** start COLLECTED MATERIAL **
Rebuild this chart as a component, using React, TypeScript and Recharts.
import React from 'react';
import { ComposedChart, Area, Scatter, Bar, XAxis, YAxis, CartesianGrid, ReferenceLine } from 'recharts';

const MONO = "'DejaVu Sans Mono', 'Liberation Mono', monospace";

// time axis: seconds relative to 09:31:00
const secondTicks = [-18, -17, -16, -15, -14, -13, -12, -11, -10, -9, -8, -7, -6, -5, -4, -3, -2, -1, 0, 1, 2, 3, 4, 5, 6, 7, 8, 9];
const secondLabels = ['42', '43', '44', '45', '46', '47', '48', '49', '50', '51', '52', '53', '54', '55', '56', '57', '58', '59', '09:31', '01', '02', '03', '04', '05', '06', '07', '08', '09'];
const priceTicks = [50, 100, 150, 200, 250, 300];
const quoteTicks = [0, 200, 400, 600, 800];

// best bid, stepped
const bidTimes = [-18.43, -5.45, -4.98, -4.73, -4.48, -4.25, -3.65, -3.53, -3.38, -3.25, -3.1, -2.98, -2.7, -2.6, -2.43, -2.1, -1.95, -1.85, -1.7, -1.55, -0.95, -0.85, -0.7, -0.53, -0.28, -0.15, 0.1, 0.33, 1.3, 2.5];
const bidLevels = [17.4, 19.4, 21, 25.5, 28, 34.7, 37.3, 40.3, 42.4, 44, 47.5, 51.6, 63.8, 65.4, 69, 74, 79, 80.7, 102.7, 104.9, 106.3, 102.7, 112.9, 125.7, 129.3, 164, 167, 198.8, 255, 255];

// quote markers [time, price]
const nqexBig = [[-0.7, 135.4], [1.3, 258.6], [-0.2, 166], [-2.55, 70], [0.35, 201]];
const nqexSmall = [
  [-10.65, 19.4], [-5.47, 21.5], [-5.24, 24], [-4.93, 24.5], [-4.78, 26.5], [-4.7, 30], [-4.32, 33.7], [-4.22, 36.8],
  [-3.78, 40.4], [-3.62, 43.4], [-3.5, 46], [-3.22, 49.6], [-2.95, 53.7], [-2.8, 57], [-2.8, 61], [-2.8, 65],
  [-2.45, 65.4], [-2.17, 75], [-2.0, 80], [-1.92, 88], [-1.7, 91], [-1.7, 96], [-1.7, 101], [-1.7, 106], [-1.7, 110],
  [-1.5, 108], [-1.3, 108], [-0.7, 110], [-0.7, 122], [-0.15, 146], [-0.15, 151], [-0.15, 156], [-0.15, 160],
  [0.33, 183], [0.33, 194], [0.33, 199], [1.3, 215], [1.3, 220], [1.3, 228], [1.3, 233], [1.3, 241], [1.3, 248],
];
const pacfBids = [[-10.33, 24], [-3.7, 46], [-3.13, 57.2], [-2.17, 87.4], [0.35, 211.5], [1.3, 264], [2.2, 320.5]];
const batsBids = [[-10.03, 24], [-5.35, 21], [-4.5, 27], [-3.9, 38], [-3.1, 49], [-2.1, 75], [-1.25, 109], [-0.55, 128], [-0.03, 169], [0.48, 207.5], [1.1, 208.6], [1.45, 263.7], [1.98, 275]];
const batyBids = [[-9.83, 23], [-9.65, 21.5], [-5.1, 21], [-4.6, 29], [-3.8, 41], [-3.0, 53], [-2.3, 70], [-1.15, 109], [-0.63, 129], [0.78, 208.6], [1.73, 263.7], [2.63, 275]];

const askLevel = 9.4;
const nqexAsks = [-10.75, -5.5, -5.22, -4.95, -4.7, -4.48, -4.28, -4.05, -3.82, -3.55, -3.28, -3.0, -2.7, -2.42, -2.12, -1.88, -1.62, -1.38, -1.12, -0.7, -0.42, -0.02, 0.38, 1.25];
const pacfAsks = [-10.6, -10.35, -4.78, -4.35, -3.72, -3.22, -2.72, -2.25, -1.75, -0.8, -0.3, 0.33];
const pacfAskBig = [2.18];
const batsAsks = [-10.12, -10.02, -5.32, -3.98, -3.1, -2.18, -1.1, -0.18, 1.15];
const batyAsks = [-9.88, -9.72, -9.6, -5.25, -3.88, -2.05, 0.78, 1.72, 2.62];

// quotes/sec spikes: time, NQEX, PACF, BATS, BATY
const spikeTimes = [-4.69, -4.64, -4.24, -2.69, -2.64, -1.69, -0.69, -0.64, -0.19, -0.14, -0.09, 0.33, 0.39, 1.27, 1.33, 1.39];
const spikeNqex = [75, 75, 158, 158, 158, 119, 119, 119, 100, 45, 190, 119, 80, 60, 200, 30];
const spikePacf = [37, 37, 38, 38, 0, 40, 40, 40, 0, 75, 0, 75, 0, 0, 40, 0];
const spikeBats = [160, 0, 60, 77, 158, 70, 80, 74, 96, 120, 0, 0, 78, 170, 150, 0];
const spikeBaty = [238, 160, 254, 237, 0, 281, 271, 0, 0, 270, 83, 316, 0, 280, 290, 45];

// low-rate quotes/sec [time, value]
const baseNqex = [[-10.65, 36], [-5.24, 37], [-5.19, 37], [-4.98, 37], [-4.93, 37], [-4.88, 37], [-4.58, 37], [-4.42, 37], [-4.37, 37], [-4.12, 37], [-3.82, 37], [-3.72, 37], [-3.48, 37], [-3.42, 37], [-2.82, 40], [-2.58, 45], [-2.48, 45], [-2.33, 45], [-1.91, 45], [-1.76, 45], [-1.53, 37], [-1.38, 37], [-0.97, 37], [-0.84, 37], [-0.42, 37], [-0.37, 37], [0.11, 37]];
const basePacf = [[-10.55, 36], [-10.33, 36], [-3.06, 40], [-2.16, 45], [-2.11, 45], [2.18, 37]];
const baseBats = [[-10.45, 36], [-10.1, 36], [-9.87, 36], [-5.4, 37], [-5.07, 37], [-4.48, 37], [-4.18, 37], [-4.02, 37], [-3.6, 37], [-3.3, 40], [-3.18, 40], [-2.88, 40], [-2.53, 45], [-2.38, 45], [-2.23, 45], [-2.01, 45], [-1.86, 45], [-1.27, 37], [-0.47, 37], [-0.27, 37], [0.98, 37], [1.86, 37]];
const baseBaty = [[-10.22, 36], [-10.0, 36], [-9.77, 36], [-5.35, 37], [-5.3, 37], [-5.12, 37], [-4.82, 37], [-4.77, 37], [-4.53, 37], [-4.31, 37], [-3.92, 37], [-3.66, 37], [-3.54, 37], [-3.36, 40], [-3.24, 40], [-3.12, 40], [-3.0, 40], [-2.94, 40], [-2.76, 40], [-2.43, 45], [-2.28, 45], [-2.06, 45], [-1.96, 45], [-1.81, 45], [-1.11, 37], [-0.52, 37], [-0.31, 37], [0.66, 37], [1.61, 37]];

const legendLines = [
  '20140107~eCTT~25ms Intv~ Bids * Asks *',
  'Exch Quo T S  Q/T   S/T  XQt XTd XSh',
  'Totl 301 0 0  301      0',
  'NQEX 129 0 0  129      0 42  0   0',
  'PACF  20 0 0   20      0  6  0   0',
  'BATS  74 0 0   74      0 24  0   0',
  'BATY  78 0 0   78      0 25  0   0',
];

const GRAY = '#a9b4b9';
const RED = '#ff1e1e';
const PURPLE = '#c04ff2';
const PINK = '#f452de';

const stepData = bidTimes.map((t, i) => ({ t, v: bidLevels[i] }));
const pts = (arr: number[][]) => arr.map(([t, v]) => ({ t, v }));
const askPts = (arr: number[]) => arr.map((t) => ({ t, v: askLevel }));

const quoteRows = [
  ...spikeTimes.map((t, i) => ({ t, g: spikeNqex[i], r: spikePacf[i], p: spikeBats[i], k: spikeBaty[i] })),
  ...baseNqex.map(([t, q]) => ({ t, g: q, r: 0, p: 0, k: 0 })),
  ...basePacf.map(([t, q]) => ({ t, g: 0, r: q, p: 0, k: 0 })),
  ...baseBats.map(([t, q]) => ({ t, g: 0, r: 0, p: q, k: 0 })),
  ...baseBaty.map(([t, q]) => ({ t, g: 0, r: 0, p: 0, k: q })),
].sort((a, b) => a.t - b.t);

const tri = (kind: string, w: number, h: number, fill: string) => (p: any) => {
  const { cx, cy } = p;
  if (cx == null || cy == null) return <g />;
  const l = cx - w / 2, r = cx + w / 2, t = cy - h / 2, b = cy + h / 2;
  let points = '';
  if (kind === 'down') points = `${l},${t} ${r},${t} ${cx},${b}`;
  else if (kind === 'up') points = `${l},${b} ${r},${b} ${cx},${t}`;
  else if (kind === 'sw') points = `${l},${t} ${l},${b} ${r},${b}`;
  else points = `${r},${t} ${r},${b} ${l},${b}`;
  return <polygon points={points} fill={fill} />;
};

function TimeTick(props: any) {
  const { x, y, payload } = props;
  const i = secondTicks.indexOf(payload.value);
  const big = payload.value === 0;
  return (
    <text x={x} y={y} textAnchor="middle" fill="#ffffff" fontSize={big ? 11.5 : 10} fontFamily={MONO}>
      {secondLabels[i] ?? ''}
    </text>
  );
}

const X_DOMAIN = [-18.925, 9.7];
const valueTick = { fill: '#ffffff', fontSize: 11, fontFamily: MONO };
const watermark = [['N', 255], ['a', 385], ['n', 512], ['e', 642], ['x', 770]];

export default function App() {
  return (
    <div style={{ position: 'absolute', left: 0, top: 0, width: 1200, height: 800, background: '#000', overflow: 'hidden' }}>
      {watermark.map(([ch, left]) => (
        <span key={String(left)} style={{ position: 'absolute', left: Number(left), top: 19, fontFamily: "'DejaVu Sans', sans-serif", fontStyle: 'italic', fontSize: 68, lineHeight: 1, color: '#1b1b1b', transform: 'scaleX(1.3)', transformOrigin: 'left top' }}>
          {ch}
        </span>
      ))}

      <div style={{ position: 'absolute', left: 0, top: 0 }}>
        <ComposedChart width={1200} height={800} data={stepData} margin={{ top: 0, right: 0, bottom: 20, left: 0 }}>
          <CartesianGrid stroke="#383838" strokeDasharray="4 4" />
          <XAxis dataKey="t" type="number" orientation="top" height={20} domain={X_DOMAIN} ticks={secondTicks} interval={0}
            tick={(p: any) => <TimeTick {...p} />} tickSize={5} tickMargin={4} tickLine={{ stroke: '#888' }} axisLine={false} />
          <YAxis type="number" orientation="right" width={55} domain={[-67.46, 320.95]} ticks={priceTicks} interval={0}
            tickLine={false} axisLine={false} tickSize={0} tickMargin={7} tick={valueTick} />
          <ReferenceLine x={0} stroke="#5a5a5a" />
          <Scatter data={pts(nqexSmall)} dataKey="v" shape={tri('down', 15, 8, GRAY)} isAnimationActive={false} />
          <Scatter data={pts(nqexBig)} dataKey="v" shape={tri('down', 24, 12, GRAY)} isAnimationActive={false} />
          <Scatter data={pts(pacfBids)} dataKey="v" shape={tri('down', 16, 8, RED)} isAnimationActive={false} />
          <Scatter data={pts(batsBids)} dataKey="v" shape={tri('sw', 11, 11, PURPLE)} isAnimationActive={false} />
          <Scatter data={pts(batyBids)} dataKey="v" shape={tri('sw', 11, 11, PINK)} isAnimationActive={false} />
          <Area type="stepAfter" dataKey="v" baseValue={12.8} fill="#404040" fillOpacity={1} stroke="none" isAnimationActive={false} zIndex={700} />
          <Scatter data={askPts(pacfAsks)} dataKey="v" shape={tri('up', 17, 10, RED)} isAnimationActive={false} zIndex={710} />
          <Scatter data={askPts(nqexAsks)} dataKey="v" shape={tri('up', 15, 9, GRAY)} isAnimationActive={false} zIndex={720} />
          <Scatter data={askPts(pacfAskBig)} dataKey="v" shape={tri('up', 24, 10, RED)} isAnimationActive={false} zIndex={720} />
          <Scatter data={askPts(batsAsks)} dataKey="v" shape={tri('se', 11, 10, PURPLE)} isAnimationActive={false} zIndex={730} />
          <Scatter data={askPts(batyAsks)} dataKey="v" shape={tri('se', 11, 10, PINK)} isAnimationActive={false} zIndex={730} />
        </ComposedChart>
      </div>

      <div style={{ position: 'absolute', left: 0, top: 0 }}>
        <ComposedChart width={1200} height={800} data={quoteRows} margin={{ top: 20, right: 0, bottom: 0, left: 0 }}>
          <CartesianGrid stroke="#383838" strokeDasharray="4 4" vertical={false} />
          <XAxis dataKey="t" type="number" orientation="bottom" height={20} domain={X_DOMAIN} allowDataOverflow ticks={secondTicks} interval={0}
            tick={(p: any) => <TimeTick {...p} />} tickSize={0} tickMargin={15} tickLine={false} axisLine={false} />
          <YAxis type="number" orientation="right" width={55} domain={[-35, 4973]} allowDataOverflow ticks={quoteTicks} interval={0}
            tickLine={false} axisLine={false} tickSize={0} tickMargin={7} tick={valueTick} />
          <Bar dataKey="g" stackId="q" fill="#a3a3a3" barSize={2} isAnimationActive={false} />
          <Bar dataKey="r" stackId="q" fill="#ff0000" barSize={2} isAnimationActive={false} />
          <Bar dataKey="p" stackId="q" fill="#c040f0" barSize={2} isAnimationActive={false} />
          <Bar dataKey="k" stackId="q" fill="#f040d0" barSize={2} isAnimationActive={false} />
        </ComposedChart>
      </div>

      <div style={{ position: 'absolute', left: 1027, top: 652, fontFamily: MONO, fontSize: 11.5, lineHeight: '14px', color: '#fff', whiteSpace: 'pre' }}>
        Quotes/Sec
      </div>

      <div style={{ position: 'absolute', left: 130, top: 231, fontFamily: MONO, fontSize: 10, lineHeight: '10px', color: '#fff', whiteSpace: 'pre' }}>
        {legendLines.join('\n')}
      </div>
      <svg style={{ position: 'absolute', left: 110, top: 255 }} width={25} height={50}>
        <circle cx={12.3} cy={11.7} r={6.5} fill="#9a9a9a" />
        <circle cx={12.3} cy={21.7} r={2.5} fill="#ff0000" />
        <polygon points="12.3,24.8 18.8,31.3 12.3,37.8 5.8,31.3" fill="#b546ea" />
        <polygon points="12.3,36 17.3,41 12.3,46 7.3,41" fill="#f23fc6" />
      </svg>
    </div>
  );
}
** end COLLECTED MATERIAL **
Reproduce exactly, please, only the lines from the start of the data above to the line that contains "const quoteTicks = [0, 200, 400, 600, 800];", with both ends kept.

#### [SOLUTION]
Rebuild this chart as a component, using React, TypeScript and Recharts.
import React from 'react';
import { ComposedChart, Area, Scatter, Bar, XAxis, YAxis, CartesianGrid, ReferenceLine } from 'recharts';

const MONO = "'DejaVu Sans Mono', 'Liberation Mono', monospace";

// time axis: seconds relative to 09:31:00
const secondTicks = [-18, -17, -16, -15, -14, -13, -12, -11, -10, -9, -8, -7, -6, -5, -4, -3, -2, -1, 0, 1, 2, 3, 4, 5, 6, 7, 8, 9];
const secondLabels = ['42', '43', '44', '45', '46', '47', '48', '49', '50', '51', '52', '53', '54', '55', '56', '57', '58', '59', '09:31', '01', '02', '03', '04', '05', '06', '07', '08', '09'];
const priceTicks = [50, 100, 150, 200, 250, 300];
const quoteTicks = [0, 200, 400, 600, 800];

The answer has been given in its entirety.